[Work to do]:
What lines of the data include the string "picture"? Copy them all.

[Data lines]:
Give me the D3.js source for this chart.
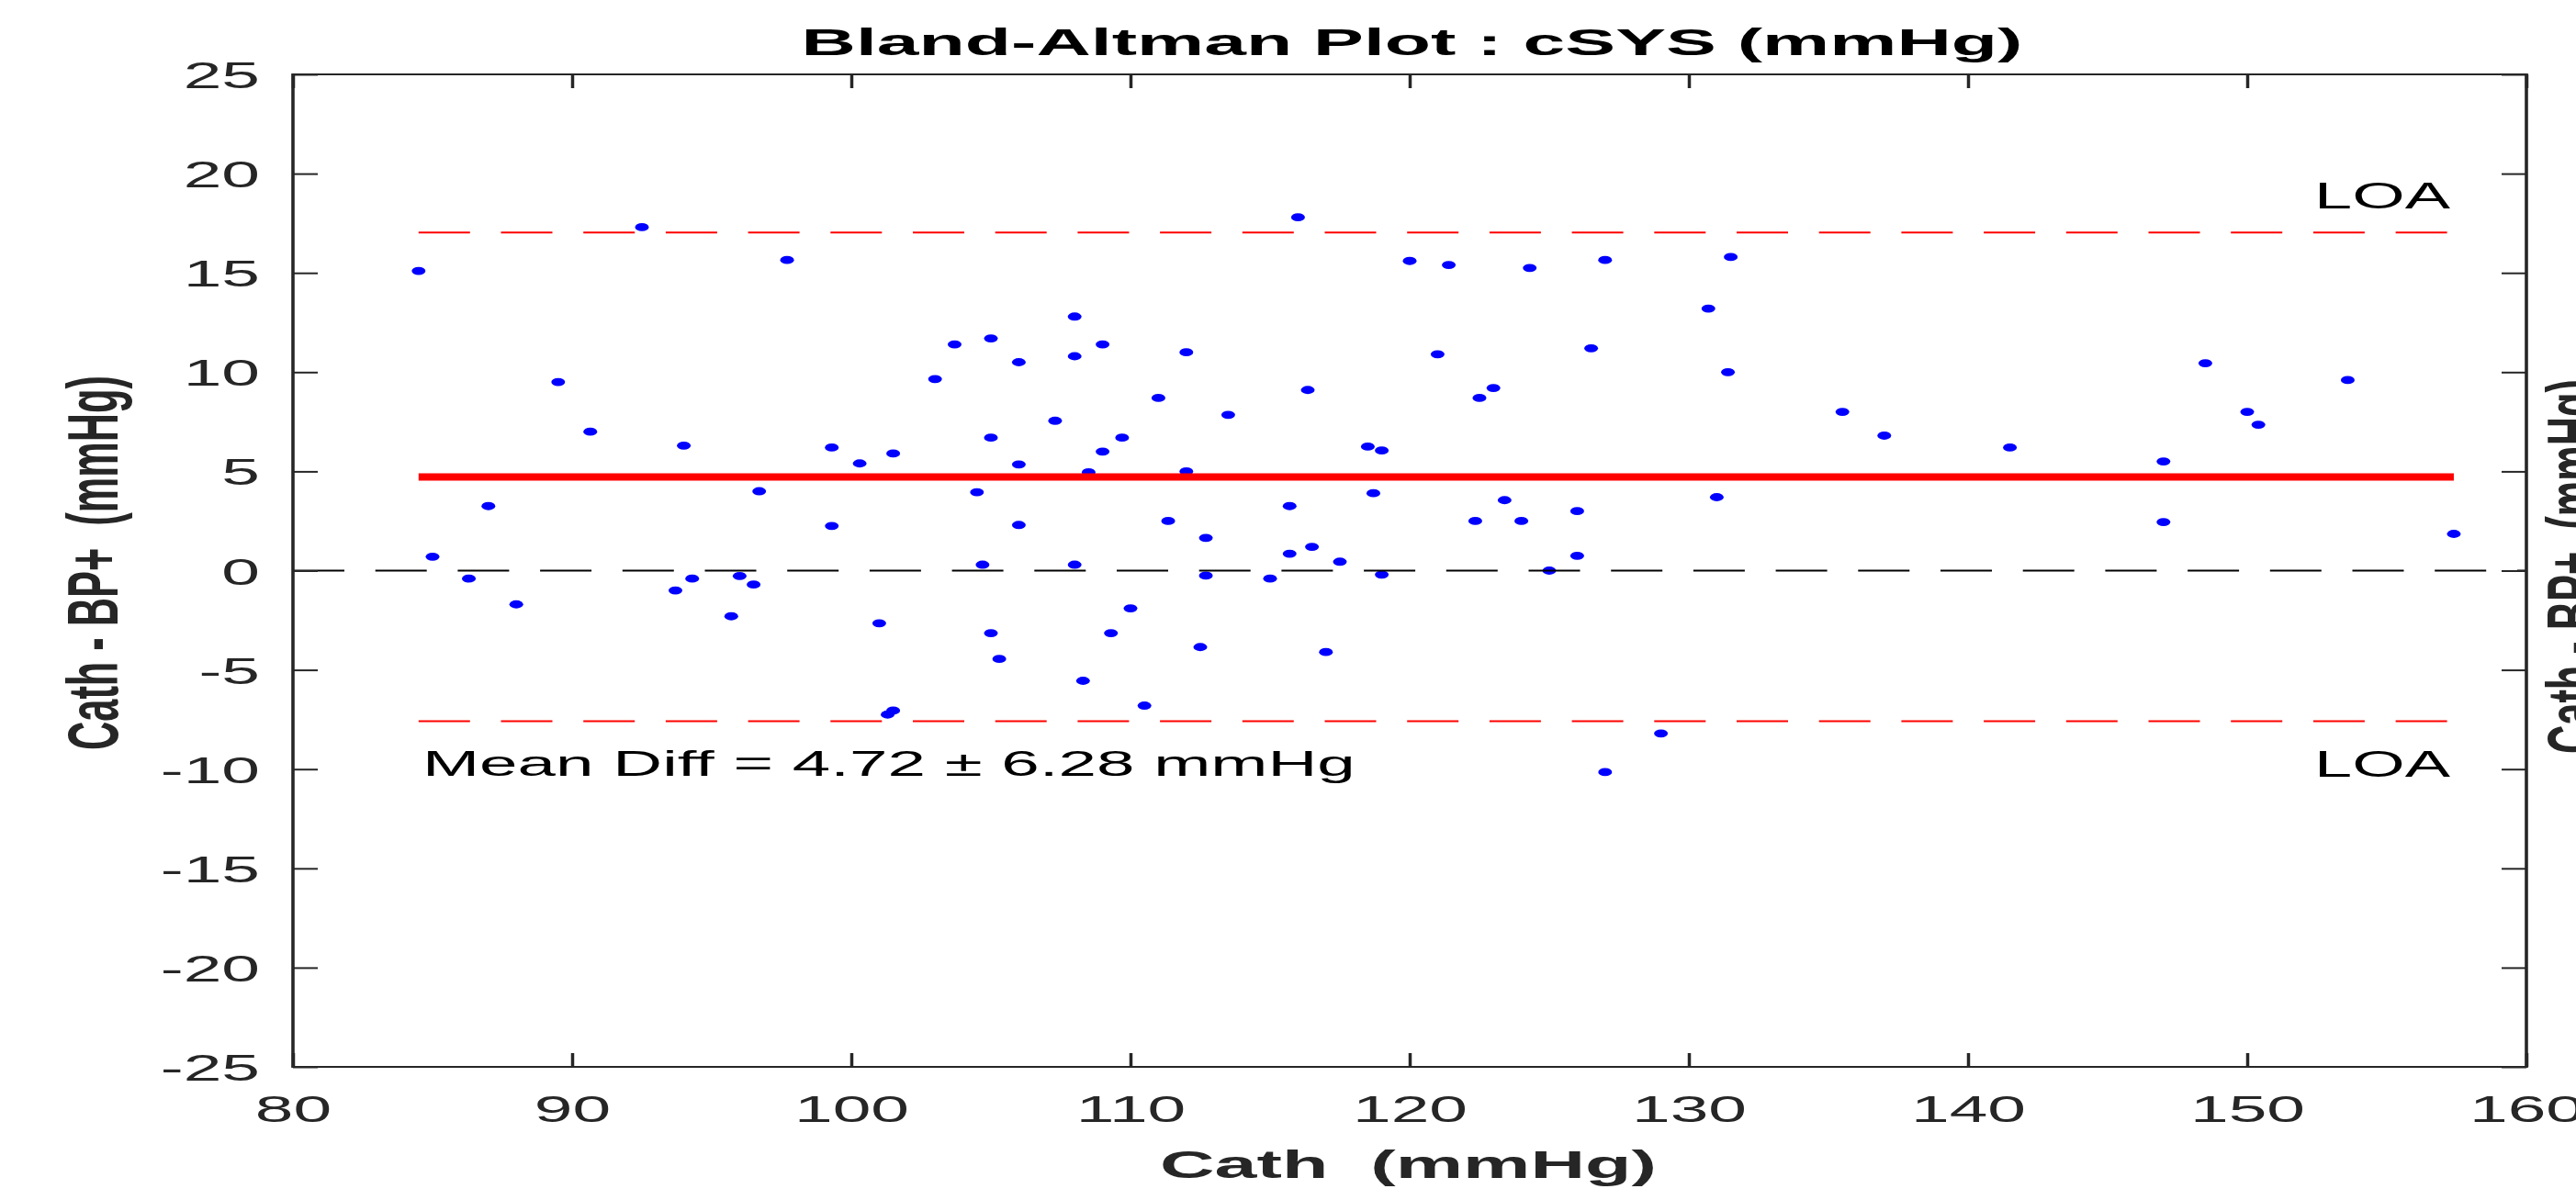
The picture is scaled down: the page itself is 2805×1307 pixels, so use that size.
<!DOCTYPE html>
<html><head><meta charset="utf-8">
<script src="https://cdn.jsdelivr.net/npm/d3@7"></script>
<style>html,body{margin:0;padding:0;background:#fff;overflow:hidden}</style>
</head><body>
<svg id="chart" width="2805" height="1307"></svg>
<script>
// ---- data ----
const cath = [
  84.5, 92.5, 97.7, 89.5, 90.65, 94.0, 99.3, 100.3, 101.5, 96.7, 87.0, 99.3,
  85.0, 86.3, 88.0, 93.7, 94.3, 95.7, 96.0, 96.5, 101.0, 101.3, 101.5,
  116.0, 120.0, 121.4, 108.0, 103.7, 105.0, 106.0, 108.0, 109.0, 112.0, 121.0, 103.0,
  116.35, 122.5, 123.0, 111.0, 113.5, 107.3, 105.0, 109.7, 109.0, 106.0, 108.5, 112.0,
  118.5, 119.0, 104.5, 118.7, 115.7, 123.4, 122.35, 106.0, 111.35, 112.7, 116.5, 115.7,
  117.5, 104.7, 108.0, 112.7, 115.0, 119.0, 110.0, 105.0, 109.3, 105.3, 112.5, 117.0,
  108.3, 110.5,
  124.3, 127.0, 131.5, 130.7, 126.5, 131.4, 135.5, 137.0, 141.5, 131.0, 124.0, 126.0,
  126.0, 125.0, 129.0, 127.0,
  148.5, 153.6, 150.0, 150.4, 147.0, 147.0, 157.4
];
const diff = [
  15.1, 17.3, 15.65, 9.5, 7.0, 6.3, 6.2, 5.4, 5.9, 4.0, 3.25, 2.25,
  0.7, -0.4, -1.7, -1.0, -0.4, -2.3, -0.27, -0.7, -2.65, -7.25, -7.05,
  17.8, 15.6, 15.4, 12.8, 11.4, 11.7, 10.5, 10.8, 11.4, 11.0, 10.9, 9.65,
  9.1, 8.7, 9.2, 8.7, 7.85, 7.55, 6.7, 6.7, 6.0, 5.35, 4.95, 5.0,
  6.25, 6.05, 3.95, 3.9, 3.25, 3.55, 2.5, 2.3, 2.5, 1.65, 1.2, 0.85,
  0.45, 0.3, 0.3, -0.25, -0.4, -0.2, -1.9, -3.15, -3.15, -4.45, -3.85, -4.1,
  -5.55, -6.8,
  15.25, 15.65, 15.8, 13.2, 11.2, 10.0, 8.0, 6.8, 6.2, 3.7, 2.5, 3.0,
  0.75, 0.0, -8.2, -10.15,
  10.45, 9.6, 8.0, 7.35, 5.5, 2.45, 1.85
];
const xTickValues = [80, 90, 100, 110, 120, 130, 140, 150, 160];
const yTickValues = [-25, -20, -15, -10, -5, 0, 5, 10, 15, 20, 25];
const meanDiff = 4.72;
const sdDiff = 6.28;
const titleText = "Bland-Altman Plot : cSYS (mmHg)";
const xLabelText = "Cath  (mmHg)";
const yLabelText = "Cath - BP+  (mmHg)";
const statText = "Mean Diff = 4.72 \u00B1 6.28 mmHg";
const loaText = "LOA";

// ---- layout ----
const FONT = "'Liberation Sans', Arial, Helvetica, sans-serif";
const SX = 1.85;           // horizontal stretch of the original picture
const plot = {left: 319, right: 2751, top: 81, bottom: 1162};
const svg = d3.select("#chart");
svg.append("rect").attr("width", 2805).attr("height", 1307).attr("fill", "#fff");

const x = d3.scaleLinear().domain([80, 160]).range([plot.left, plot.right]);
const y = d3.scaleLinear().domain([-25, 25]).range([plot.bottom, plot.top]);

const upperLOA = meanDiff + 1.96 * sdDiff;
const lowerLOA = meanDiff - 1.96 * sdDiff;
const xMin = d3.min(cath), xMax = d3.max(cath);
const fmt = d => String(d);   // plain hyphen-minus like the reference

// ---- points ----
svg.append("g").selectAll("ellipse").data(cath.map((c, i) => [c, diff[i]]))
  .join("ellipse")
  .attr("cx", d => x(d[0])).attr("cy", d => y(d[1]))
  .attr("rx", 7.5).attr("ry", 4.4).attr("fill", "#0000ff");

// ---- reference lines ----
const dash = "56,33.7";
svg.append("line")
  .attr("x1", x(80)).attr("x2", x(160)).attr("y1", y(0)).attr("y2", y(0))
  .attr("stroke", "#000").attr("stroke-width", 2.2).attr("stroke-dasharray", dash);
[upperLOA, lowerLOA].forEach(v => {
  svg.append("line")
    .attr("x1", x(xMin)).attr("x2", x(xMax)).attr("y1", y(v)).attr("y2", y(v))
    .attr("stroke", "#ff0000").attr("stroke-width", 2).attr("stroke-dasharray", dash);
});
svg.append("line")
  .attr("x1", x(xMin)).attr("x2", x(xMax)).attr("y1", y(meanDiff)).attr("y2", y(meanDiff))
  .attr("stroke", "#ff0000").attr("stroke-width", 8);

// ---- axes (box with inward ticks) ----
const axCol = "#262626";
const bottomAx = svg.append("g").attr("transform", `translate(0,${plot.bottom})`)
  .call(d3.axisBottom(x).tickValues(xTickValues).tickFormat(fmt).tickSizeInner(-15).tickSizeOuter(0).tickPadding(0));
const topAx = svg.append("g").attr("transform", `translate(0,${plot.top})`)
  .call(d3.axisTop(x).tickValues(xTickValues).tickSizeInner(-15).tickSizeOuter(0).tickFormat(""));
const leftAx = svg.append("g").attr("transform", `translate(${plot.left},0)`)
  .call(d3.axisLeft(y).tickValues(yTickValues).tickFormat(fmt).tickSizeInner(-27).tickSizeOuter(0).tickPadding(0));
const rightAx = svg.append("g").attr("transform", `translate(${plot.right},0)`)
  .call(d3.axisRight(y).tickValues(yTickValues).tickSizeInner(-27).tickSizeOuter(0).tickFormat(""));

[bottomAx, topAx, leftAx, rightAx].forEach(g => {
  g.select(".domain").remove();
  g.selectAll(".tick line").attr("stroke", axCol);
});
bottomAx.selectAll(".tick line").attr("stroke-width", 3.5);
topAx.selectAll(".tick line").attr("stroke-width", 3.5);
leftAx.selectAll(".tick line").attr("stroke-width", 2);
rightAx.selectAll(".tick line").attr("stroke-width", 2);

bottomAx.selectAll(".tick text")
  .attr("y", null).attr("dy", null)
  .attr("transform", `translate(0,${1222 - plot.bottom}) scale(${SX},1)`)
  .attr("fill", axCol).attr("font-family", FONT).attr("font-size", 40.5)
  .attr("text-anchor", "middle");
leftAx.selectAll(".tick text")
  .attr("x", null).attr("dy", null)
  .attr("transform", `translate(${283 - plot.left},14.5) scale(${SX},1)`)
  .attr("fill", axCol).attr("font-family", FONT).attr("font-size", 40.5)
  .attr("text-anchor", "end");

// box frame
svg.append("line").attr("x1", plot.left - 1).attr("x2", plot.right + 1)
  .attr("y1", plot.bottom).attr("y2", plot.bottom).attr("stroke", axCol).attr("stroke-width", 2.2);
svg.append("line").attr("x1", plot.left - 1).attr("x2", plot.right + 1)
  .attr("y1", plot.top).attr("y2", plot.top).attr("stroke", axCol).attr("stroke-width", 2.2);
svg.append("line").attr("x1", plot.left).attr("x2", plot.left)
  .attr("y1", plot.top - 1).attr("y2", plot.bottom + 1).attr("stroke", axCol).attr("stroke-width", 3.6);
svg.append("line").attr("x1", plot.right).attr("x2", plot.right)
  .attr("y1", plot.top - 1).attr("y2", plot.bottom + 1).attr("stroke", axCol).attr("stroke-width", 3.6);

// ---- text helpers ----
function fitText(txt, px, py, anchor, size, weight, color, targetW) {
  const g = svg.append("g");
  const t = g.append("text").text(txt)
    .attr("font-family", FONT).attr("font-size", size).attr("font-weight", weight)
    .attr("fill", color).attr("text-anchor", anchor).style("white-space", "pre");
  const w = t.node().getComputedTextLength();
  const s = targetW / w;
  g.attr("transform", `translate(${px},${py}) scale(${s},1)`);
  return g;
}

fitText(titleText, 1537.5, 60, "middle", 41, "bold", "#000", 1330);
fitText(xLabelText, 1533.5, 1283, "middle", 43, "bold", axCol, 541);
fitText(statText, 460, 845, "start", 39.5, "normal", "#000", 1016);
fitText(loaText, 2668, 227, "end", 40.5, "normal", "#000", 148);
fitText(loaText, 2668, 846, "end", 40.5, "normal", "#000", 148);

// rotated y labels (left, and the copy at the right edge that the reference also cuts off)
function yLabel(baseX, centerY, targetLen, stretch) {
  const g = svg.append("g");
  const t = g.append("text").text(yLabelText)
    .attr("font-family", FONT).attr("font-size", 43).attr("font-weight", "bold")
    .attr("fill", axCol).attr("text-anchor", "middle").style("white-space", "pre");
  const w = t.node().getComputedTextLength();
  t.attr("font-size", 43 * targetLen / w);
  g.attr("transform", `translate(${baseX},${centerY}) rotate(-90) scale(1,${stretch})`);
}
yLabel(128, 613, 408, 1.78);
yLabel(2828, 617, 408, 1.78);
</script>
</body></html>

[Exercise solution]:
The picture is scaled down: the page itself is 2805×1307 pixels, so use that size.
const SX = 1.85;           // horizontal stretch of the original picture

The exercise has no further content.